In deze zaak heeft de Rechtbank Den Haag op 21 maart 2019 uitspraak gedaan in een geschil tussen een woningcorporatie (eiseres) en de inspecteur van de Belastingdienst (verweerder) over de afwaardering van sloopwoningen. Eiseres heeft in het kader van drie nieuwbouwprojecten 90 sociale huurwoningen gesloopt om nieuwe, duurzamere woningen te realiseren. De vraag die centraal staat is of eiseres de sloopwoningen verder mag afwaarderen ten laste van de winst tot op de waarde van de ondergrond van de opstallen, zoals eerder is geoordeeld in het 'Warenhuisarrest' van de Hoge Raad.

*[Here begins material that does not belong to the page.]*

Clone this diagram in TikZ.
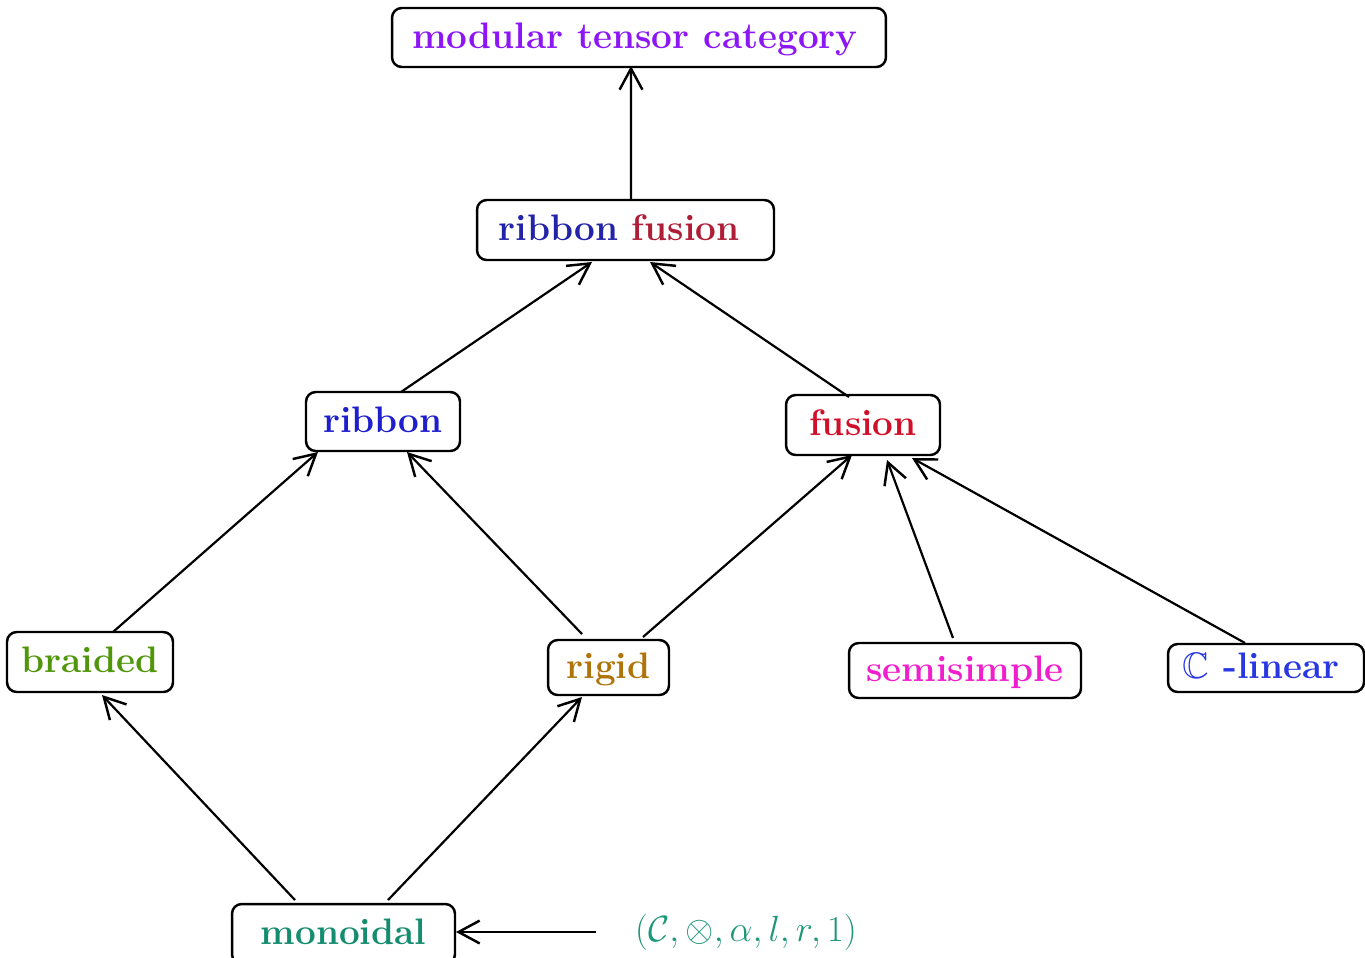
\documentclass[tikz,border=0pt]{standalone}
\usepackage{amssymb}
\usetikzlibrary{arrows.meta,calc}
\definecolor{cmtc}{RGB}{140,22,245}
\definecolor{cribA}{RGB}{35,35,170}
\definecolor{cfusA}{RGB}{175,30,55}
\definecolor{crib}{RGB}{30,30,205}
\definecolor{cfus}{RGB}{210,15,40}
\definecolor{cbraid}{RGB}{80,150,10}
\definecolor{crigid}{RGB}{175,115,10}
\definecolor{csemi}{RGB}{240,30,205}
\definecolor{clin}{RGB}{40,55,225}
\definecolor{cmon}{RGB}{20,140,110}
\definecolor{ctup}{RGB}{30,150,120}
\begin{document}
\begin{tikzpicture}[x=0.02cm,y=-0.02cm,
  catbox/.style={draw=black,line width=1.4pt,rounded corners=5.5pt,inner sep=0pt,
    font=\fontsize{21pt}{25pt}\selectfont\bfseries,text height=1.2em,text depth=0pt},
  arr/.style={line width=1.25pt,-{Straight Barb[length=12pt,width=13pt,line width=1.4pt]}}]
\useasboundingbox (0,0) rectangle (1365,957);
\node[catbox,minimum width=9.88cm,minimum height=1.18cm,text=cmtc] (mtc) at (639,37.5) {modular tensor category\kern0.16cm\null};
\node[catbox,minimum width=5.94cm,minimum height=1.2cm] (rf) at (625.5,230) {\textcolor{cribA}{ribbon} \textcolor{cfusA}{fusion}\kern0.26cm\null};
\node[catbox,minimum width=3.08cm,minimum height=1.18cm,text=crib] (ribbon) at (383,421.5) {ribbon};
\node[catbox,minimum width=3.08cm,minimum height=1.2cm,text=cfus] (fusion) at (863,425) {fusion};
\node[catbox,minimum width=3.32cm,minimum height=1.2cm,text=cbraid] (braided) at (90,662) {braided};
\node[catbox,minimum width=2.42cm,minimum height=1.1cm,text=crigid] (rigid) at (608.5,667.5) {rigid};
\node[catbox,minimum width=4.64cm,minimum height=1.1cm,text=csemi] (semi) at (965,670.5) {semisimple};
\node[catbox,minimum width=3.92cm,minimum height=0.96cm,text=clin] (clinear) at (1266,668) {$\mathbb{C}$ -linear\kern0.2cm\null};
\node[catbox,minimum width=4.46cm,minimum height=1.2cm,text=cmon] (mon) at (343.5,934) {monoidal};
\node[inner sep=0pt,text=ctup,font=\fontsize{21pt}{25pt}\selectfont] (tuple) at (746,932) {$(\mathcal{C},\otimes,\alpha,l,r,1)$};
\draw[arr] ($(rf)+(5.5,-30)$) -- ($(mtc)+(-8,28.5)$);
\draw[arr] ($(ribbon)+(18,-29.5)$) -- ($(rf)+(-33.5,32)$);
\draw[arr] ($(fusion)+(-14,-28)$) -- ($(rf)+(24.5,32)$);
\draw[arr] ($(braided)+(23,-30)$) -- ($(ribbon)+(-65,30.5)$);
\draw[arr] ($(rigid)+(-26.5,-33.5)$) -- ($(ribbon)+(24,30.5)$);
\draw[arr] ($(rigid)+(34.5,-30.5)$) -- ($(fusion)+(-11,30)$);
\draw[arr] ($(semi)+(-12,-32.5)$) -- ($(fusion)+(24,35)$);
\draw[arr] ($(clinear)+(-21,-25)$) -- ($(fusion)+(49,33)$);
\draw[arr] ($(mon)+(-48.5,-34)$) -- ($(braided)+(12,33)$);
\draw[arr] ($(mon)+(44.5,-34)$) -- ($(rigid)+(-26.5,29.5)$);
\draw[arr] ($(tuple)+(-150,0)$) -- ($(mon)+(112.5,-2)$);
\end{tikzpicture}
\end{document}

De rechtbank oordeelt dat de afwaardering niet kan plaatsvinden op grond van goed koopmansgebruik. Eiseres had verzocht om een aanvullend afwaarderingsverlies, maar de rechtbank concludeert dat eiseres niet aannemelijk heeft gemaakt dat de sloopwoningen in 2011 'versleten' waren. De rechtbank stelt vast dat er geen bewijs is dat de sloopwoningen niet meer verhuurd konden worden en dat er geen sprake was van een verhoudingsgewijs geringe bedrijfswaarde van de sloopwoningen. De rechtbank verklaart het beroep van eiseres ongegrond en ziet geen aanleiding om prejudiciële vragen aan de Hoge Raad te stellen.
De uitspraak benadrukt het belang van de geldende jurisprudentie en de noodzaak voor woningcorporaties om aan te tonen dat vastgoed daadwerkelijk versleten is voordat verdere afwaardering kan plaatsvinden. De rechtbank heeft geen aanleiding gezien voor een proceskostenveroordeling en heeft de beslissing openbaar uitgesproken.